University of New South Wales (UNSW) researchers are using ‘wonder material’ graphene to generate sustainable energy in municipal wastewater treatment plants.
The UNSW scientists that developed a graphene filter to improve the quality of drinking water have discovered a new application for the very thin form of carbon – the ability for graphene to purify methane from biogas produced in wastewater plants.
The research team, led by Dr Rakesh Joshi of the UNSW School of Materials Science and Engineering, has demonstrated at lab scale that graphene membranes can be used to extract methane present in biogas generated during the breakdown of organic materials in wastewater plants.
The research indicates that it is possible to purify methane from biogas in a wastewater treatment plant environment, creating a potential source of renewable energy.
Biogas, a mixture of methane and other impurities, is produced during anaerobic digestion in wastewater treatment – the process of bacteria separating biodegradable material.
“We are working in close collaboration with Sydney Water to convert these findings into a retrofittable technology for wastewater treatment plants,” Dr Joshi said.
“Graphene, a thin sheet of carbon atoms that forms in a honeycomb pattern, is considered a wonder material which is stronger than steel. Our team focuses graphene research to generate innovative solutions that industry can use.”
UNSW’s Graphene Team, in partnership with Sydney Water, has already successfully demonstrated a graphene-based, laboratory-scale filter that can remove more than 99 per cent of the ubiquitous natural organic matter left behind during conventional treatment of drinking water.

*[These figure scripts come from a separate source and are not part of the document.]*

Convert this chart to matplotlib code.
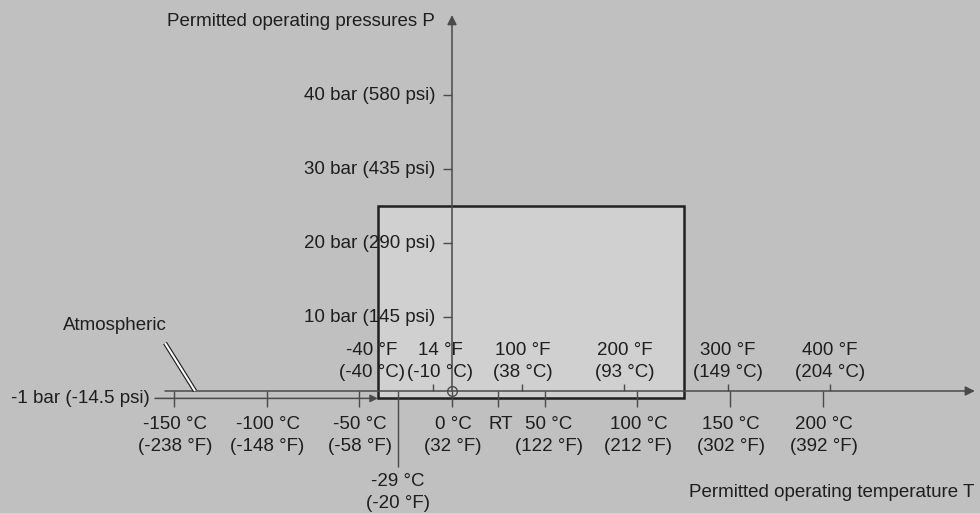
import matplotlib
matplotlib.use("Agg")
import matplotlib.pyplot as plt
from matplotlib.patches import Rectangle
import matplotlib.patheffects as pe

plt.rcParams['font.family'] = ['Liberation Sans', 'DejaVu Sans']

# temperature axis (degC positions) and their degF equivalents
celsius_ticks = [-150, -100, -50, 0, 50, 100, 150, 200]
celsius_in_f = [-238, -148, -58, 32, 122, 212, 302, 392]
# upper scale: degF values and their degC equivalents
fahrenheit_ticks = [-40, 14, 100, 200, 300, 400]
fahrenheit_in_c = [-40, -10, 38, 93, 149, 204]
# pressure axis
pressure_bar = [10, 20, 30, 40]
pressure_psi = [145, 290, 435, 580]

room_temp_c = 25
min_temp_c, min_temp_f = -29, -20
vacuum_bar, vacuum_psi = -1, -14.5

# permitted operating range
range_t = (-40, 125)
range_p = (-1, 25)

BG = '#c0c0c0'
FILL = '#d0d0d0'
TXT = '#1e1e1e'
AX = '#4a4a4a'
FS = 13.5
LS = 1.38

fig = plt.figure(figsize=(9.8, 5.13), dpi=100, facecolor=BG)
ax = fig.add_axes([0, 0, 1, 1])
ax.set_facecolor(BG)
# px = 452 + 1.854*T ; py = 391 - 7.4*P
ax.set_xlim(-452 / 1.854, (980 - 452) / 1.854)
ax.set_ylim(-(513 - 391) / 7.4, 391 / 7.4)
ax.axis('off')

# permitted range box
ax.add_patch(Rectangle((range_t[0], range_p[0]), range_t[1] - range_t[0],
                       range_p[1] - range_p[0], facecolor=FILL,
                       edgecolor='#202020', lw=1.8, zorder=2))

# axes with arrows
ax.annotate('', xy=(282, 0), xytext=(-154.8, 0),
            arrowprops=dict(arrowstyle='-|>', color=AX, lw=1.1,
                            mutation_scale=14, shrinkA=0, shrinkB=0), zorder=3)
ax.annotate('', xy=(0, 50.8), xytext=(0, 0),
            arrowprops=dict(arrowstyle='-|>', color=AX, lw=1.1,
                            mutation_scale=14, shrinkA=0, shrinkB=0), zorder=3)
ax.annotate('', xy=(range_t[0], vacuum_bar), xytext=(-160.2, vacuum_bar),
            arrowprops=dict(arrowstyle='-|>', color=AX, lw=1.1,
                            mutation_scale=11, shrinkA=0, shrinkB=0), zorder=3)
ax.plot([0], [0], 'o', ms=7, mfc='none', mec=AX, mew=1, zorder=4)

# degC ticks below, degF ticks above
ax.vlines(celsius_ticks, -2.16, 0, color=AX, lw=1, zorder=3)
ax.vlines([room_temp_c], -2.16, 0, color=AX, lw=1, zorder=3)
ax.vlines(fahrenheit_in_c[1:], 0, 0.9, color=AX, lw=1, zorder=3)
ax.vlines([min_temp_c], -10.3, 0, color=AX, lw=1, zorder=3)
ax.hlines(pressure_bar, -4.9, 0, color=AX, lw=1, zorder=3)

for c, f in zip(celsius_ticks, celsius_in_f):
    dx = 4 if c == 50 else 1
    ax.annotate(f'{c} °C\n({f} °F)', (c, 0), xytext=(dx, -25),
                textcoords='offset pixels', ha='center', va='top',
                fontsize=FS, color=TXT, linespacing=LS, zorder=5)
ax.annotate('RT', (room_temp_c, 0), xytext=(2, -25),
            textcoords='offset pixels', ha='center', va='top',
            fontsize=FS, color=TXT, zorder=5)
# the two crowded upper labels are nudged apart
nudge = {-40: -6, 14: 7}
for f, c in zip(fahrenheit_ticks, fahrenheit_in_c):
    ax.annotate(f'{f} °F\n({c} °C)', (c, 0), xytext=(nudge.get(f, 0), 10),
                textcoords='offset pixels', ha='center', va='bottom',
                fontsize=FS, color=TXT, linespacing=LS, zorder=5)
ax.annotate(f'{min_temp_c} °C\n({min_temp_f} °F)', (min_temp_c, 0),
            xytext=(0, -82), textcoords='offset pixels', ha='center',
            va='top', fontsize=FS, color=TXT, linespacing=LS, zorder=5)
for b, p in zip(pressure_bar, pressure_psi):
    ax.annotate(f'{b} bar ({p} psi)', (0, b), xytext=(-17, 0),
                textcoords='offset pixels', ha='right', va='center',
                fontsize=FS, color=TXT, zorder=5)
ax.annotate(f'{vacuum_bar} bar ({vacuum_psi} psi)', (-160.2, vacuum_bar),
            xytext=(-5, 0), textcoords='offset pixels', ha='right',
            va='center', fontsize=FS, color=TXT, zorder=5)

# atmospheric leader line and label
ax.plot([-154.8, -138.6], [6.49, 0], color='white', lw=1.5, zorder=4,
        solid_capstyle='butt',
        path_effects=[pe.Stroke(linewidth=3.2, foreground='#202020'), pe.Normal()])
ax.text(-181.8, 8.8, 'Atmospheric', ha='center', va='center',
        fontsize=FS, color=TXT)

ax.text(-9.2, 50, 'Permitted operating pressures P', ha='right',
        va='center', fontsize=FS, color=TXT)
ax.text(282, -13.65, 'Permitted operating temperature T', ha='right',
        va='center', fontsize=FS, color=TXT)

fig.savefig('out.png', dpi=100, facecolor=BG)
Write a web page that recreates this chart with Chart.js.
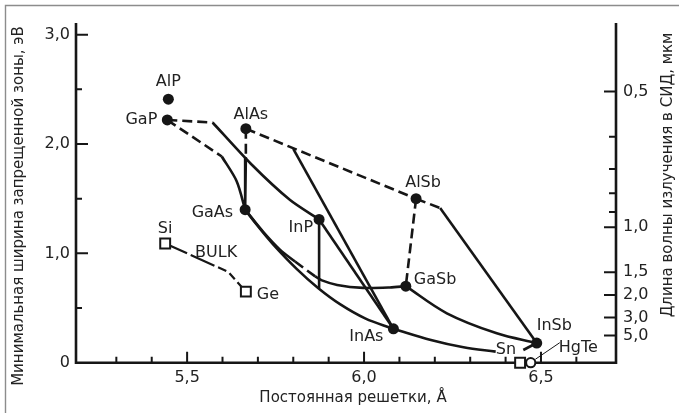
<!DOCTYPE html>
<html>
<head>
<meta charset="utf-8">
<script src="https://cdn.jsdelivr.net/npm/chart.js@4.4.1/dist/chart.umd.min.js"></script>
<style>
  html, body { margin: 0; padding: 0; background: #fff; }
  canvas { display: block; }
</style>
</head>
<body>
<canvas id="chart" width="679" height="413"></canvas>
<script>
// ---- Binary compounds: lattice constant (Å) and minimum band gap (eV) ----
const compoundNames   = ['AlP', 'GaP', 'AlAs', 'GaAs', 'InP', 'AlSb', 'GaSb', 'InAs', 'InSb'];
const compoundLattice = [5.447, 5.444, 5.666, 5.664, 5.873, 6.147, 6.118, 6.083, 6.488];
const compoundGap     = [2.41, 2.22, 2.14, 1.40, 1.31, 1.50, 0.70, 0.31, 0.18];

// ---- Elemental semiconductors / semimetals (open markers) ----
const squareNames   = ['Si', 'Ge', 'Sn'];
const squareLattice = [5.438, 5.666, 6.441];
const squareGap     = [1.09, 0.65, 0];
const circleNames   = ['HgTe'];
const circleLattice = [6.471];
const circleGap     = [0];

// ---- Alloy curves, [lattice, gap] pairs ----
const gaInP_indirect   = [[5.444, 2.22], [5.572, 2.197]];
const gaInP_direct     = [[5.572, 2.197], [5.68, 1.82], [5.791, 1.488], [5.873, 1.31]];
const gaAsP_indirect   = [[5.444, 2.22], [5.598, 1.886]];
const gaAsP_direct     = [[5.598, 1.886], [5.64, 1.66], [5.664, 1.40]];
const alGaAs_indirect  = [[5.666, 2.14], [5.666, 1.88]];
const alGaAs_direct    = [[5.666, 1.88], [5.664, 1.40]];
const alAsSb           = [[5.666, 2.14], [6.147, 1.50]];
const alInAs           = [[5.80, 1.956], [6.083, 0.31]];
const alGaSb           = [[6.147, 1.50], [6.118, 0.70]];
const alInSb_indirect  = [[6.147, 1.50], [6.215, 1.414]];
const alInSb_direct    = [[6.215, 1.414], [6.488, 0.18]];
const gaInSb           = [[6.118, 0.70], [6.234, 0.452], [6.375, 0.269], [6.488, 0.18]];
const inAsSb_left      = [[6.083, 0.31], [6.189, 0.208], [6.281, 0.141], [6.372, 0.101]];
const inAsSb_right     = [[6.45, 0.116], [6.488, 0.18]];
const gaInAs           = [[5.664, 1.40], [5.698, 1.257], [5.743, 1.083], [5.811, 0.854], [5.870, 0.684],
                          [5.932, 0.536], [6.003, 0.406], [6.083, 0.31]];
const gaAsSb_upper     = [[5.664, 1.40], [5.715, 1.197], [5.763, 1.032], [5.805, 0.925]];
const gaAsSb_mid       = [[5.805, 0.925], [5.862, 0.789]];
const gaAsSb_lower     = [[5.862, 0.789], [5.881, 0.753], [5.924, 0.711], [5.997, 0.684], [6.073, 0.688], [6.118, 0.70]];
const inPAs            = [[5.873, 1.31], [6.083, 0.31]];
const inGaAsOnInP      = [[5.873, 1.31], [5.873, 0.68]];
const siGeBulk         = [[5.438, 1.09], [5.616, 0.831], [5.666, 0.65]];
const hgTeLeader       = [[6.484, 0.031], [6.553, 0.183]];

// ---- Axis ticks ----
const energyMajorTicks     = [0, 1, 2, 3];
const energyMinorTicks     = [0.5, 1.5, 2.5];
const latticeMajorTicks    = [5.5, 6.0, 6.5];
const latticeMinorTicks    = [5.3, 5.4, 5.6, 5.7, 5.8, 5.9, 6.1, 6.2, 6.3, 6.4, 6.6];
const wavelengthMajorTicks = [0.5, 1.0, 1.5, 2.0, 3.0, 5.0];
const wavelengthMinorTicks = [0.6, 0.7, 0.8, 0.9];
const HC = 1.24; // eV·мкм, λ = HC / E

// ---- Styling ----
const INK = '#161616';
const FONT = '"DejaVu Sans", sans-serif';
const TEXT = '#222';

const comma = v => v.toFixed(1).replace('.', ',');
const toPoints = arr => arr.map(p => ({ x: p[0], y: p[1] }));

function curve(arr, dashed, tension, width) {
  return {
    data: toPoints(arr),
    showLine: true,
    borderColor: INK,
    borderWidth: width || 2.6,
    borderDash: dashed ? [10, 5] : [],
    pointRadius: 0,
    tension: tension || 0,
    clip: false,
    order: 2
  };
}

const datasets = [
  // markers (drawn on top)
  {
    data: compoundLattice.map((x, i) => ({ x, y: compoundGap[i] })),
    showLine: false, pointRadius: 5.5, pointBackgroundColor: INK, pointBorderColor: INK,
    pointBorderWidth: 0, clip: false, order: 0
  },
  {
    data: squareLattice.map((x, i) => ({ x, y: squareGap[i] })),
    showLine: false, pointStyle: 'rect', pointRadius: 7, pointBackgroundColor: '#fff',
    pointBorderColor: INK, pointBorderWidth: 2, clip: false, order: 0
  },
  {
    data: circleLattice.map((x, i) => ({ x, y: circleGap[i] })),
    showLine: false, pointStyle: 'circle', pointRadius: 4.6, pointBackgroundColor: '#fff',
    pointBorderColor: INK, pointBorderWidth: 2, clip: false, order: 0
  },
  // alloy lines
  curve(gaInP_indirect, true),
  curve(gaInP_direct, false, 0.25),
  curve(gaAsP_indirect, true),
  curve(gaAsP_direct, false, 0.3),
  curve(alGaAs_indirect, true),
  curve(alGaAs_direct, false),
  curve(alAsSb, true),
  curve(alInAs, false),
  curve(alGaSb, true),
  curve(alInSb_indirect, true),
  curve(alInSb_direct, false),
  curve(gaInSb, false, 0.35),
  curve(inAsSb_left, false, 0.35),
  curve(inAsSb_right, false),
  curve(gaInAs, false, 0.4),
  curve(gaAsSb_upper, false, 0.3),
  curve(gaAsSb_mid, true),
  curve(gaAsSb_lower, false, 0.3),
  curve(inPAs, false),
  curve(inGaAsOnInP, false),
  Object.assign(curve(siGeBulk, false, 0, 2.2), { borderDash: [24, 4, 26, 4, 9, 4, 8, 4] }),
  curve(hgTeLeader, false, 0, 1)
];

// Label placement relative to the marker (pixels)
const labelPlacement = {
  AlP:  { dx: 0,   dy: -17, align: 'center' },
  GaP:  { dx: -10, dy: 0,   align: 'right' },
  AlAs: { dx: 5,   dy: -14, align: 'center' },
  GaAs: { dx: -12, dy: 3,   align: 'right' },
  InP:  { dx: -6,  dy: 8,   align: 'right' },
  AlSb: { dx: 7,   dy: -16, align: 'center' },
  GaSb: { dx: 8,   dy: -6,  align: 'left' },
  InAs: { dx: -10, dy: 8,   align: 'right' },
  InSb: { dx: 0,   dy: -17, align: 'left' },
  Si:   { dx: 0,   dy: -15, align: 'center' },
  Ge:   { dx: 11,  dy: 3,   align: 'left' },
  Sn:   { dx: -4,  dy: -13, align: 'right' },
  HgTe: { dx: 28,  dy: -15, align: 'left' }
};
const bulkLabel = { text: 'BULK', at: [5.582, 1.009] };

const axesPlugin = {
  id: 'axesFrame',
  beforeDatasetsDraw(chart) {
    const { ctx, chartArea: a, scales } = chart;
    ctx.save();
    // outer frame
    ctx.strokeStyle = '#8c8c8c';
    ctx.lineWidth = 1.4;
    ctx.beginPath();
    ctx.moveTo(5.5, 413); ctx.lineTo(5.5, 5.5); ctx.lineTo(679, 5.5);
    ctx.stroke();

    // axis lines
    ctx.strokeStyle = INK;
    ctx.lineWidth = 2.6;
    ctx.lineJoin = 'miter';
    ctx.beginPath();
    ctx.moveTo(a.left, a.top);
    ctx.lineTo(a.left, a.bottom);
    ctx.lineTo(a.right, a.bottom);
    ctx.lineTo(a.right, a.top);
    ctx.stroke();

    // inward ticks
    ctx.lineWidth = 2;
    const hTick = (x, y, len) => { ctx.moveTo(x, y); ctx.lineTo(x + len, y); };
    const vTick = (x, y, len) => { ctx.moveTo(x, y); ctx.lineTo(x, y - len); };
    ctx.beginPath();
    energyMajorTicks.filter(v => v > 0).forEach(v => hTick(a.left, scales.y.getPixelForValue(v), 12));
    energyMinorTicks.forEach(v => hTick(a.left, scales.y.getPixelForValue(v), 6));
    latticeMajorTicks.forEach(v => vTick(scales.x.getPixelForValue(v), a.bottom, 11));
    latticeMinorTicks.forEach(v => vTick(scales.x.getPixelForValue(v), a.bottom, 6));
    wavelengthMajorTicks.forEach(l => hTick(a.right, scales.y2.getPixelForValue(HC / l), -12));
    wavelengthMinorTicks.forEach(l => hTick(a.right, scales.y2.getPixelForValue(HC / l), -7));
    ctx.stroke();
    ctx.restore();
  },
  afterDraw(chart) {
    const { ctx, scales } = chart;
    ctx.save();
    ctx.fillStyle = TEXT;
    ctx.font = '16px ' + FONT;
    ctx.textBaseline = 'middle';
    const put = (name, x, y) => {
      const p = labelPlacement[name];
      ctx.textAlign = p.align;
      ctx.fillText(name, scales.x.getPixelForValue(x) + p.dx, scales.y.getPixelForValue(y) + p.dy);
    };
    compoundNames.forEach((n, i) => put(n, compoundLattice[i], compoundGap[i]));
    squareNames.forEach((n, i) => put(n, squareLattice[i], squareGap[i]));
    circleNames.forEach((n, i) => put(n, circleLattice[i], circleGap[i]));
    ctx.textAlign = 'center';
    ctx.fillText(bulkLabel.text, scales.x.getPixelForValue(bulkLabel.at[0]), scales.y.getPixelForValue(bulkLabel.at[1]));

    // axis titles
    ctx.font = '15px ' + FONT;
    ctx.textAlign = 'center';
    ctx.fillText('Постоянная решетки, Å', 353, 398);
    ctx.save();
    ctx.translate(19, 206);
    ctx.rotate(-Math.PI / 2);
    ctx.fillText('Минимальная ширина запрещенной зоны, эВ', 0, 0);
    ctx.restore();
    ctx.save();
    ctx.translate(668, 175);
    ctx.rotate(-Math.PI / 2);
    ctx.fillText('Длина волны излучения в СИД, мкм', 0, 0);
    ctx.restore();
    ctx.restore();
  }
};

const tickFont = { family: FONT, size: 16 };

new Chart(document.getElementById('chart'), {
  type: 'scatter',
  data: { datasets },
  options: {
    responsive: false,
    animation: false,
    events: [],
    layout: { padding: { top: 23, left: 0, right: 0, bottom: 0 } },
    plugins: { legend: { display: false }, tooltip: { enabled: false } },
    scales: {
      x: {
        type: 'linear', position: 'bottom', min: 5.186, max: 6.712,
        border: { display: false }, grid: { display: false, drawTicks: false },
        ticks: { padding: 6, font: tickFont, color: TEXT, autoSkip: false, maxRotation: 0,
                 callback: v => comma(v) },
        afterBuildTicks: s => { s.ticks = latticeMajorTicks.map(v => ({ value: v })); },
        afterFit: s => { s.height = 50.3; }
      },
      y: {
        type: 'linear', position: 'left', min: 0, max: 3.107,
        border: { display: false }, grid: { display: false, drawTicks: false },
        ticks: { padding: 6, font: tickFont, color: TEXT, autoSkip: false,
                 callback: v => (v === 0 ? '0' : comma(v)) },
        afterBuildTicks: s => { s.ticks = energyMajorTicks.map(v => ({ value: v })); },
        afterFit: s => { s.width = 76; }
      },
      y2: {
        type: 'linear', position: 'right', min: 0, max: 3.107,
        border: { display: false }, grid: { display: false, drawTicks: false },
        ticks: { padding: 7, font: tickFont, color: TEXT, autoSkip: false,
                 callback: v => comma(HC / v) },
        afterBuildTicks: s => { s.ticks = wavelengthMajorTicks.map(l => ({ value: HC / l })); },
        afterFit: s => { s.width = 63; }
      }
    }
  },
  plugins: [axesPlugin]
});
</script>
</body>
</html>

“Our group’s latest research indicates that it is possible to use graphene to extract and refine methane to be recycled and reused as a source of energy,” Dr Joshi said.
Dr Heri Bustamante, Principal Scientist in Treatment at Sydney Water, said there was a need to develop more cost-effective and easier to operate technologies to purify the valuable methane in biogas.
“Sydney Water currently uses biogas produced in the wastewater treatment process to generate energy,” Dr Bustamante said.
“The use of graphene will enable increased capture of methane to expand potential uses beyond the requirements of Sydney Water. Production of methane to fuel buses could be a potential future use, for example.
“This would contribute to the potential of creating a circular economy at Sydney Water.”
“This is positive news for the wastewater and the renewable energy industries as it will be possible to use the purified methane for other applications. The graphene-based membranes show the removal of carbon dioxide from the mixture of gases,” Dr Joshi said.
In 2018, the team conducted tests on samples from Sydney Water’s Nepean Water Filtration Plant in Western Sydney with results removing almost 100 per cent of natural organic matter while maintaining high water flow at atmospheric pressure.
Each day, Sydney Water supplies 1.5 billion litres of drinking water which is treated at one of nine water filtration plants, or the desalination plant.
Dr Joshi’s team have been working with Sydney Water for the past four years to develop a graphene membrane design that is now being scaled up for commercialisation. It is expected the graphene membranes will be ready for plant trials at Sydney Water within the next five years.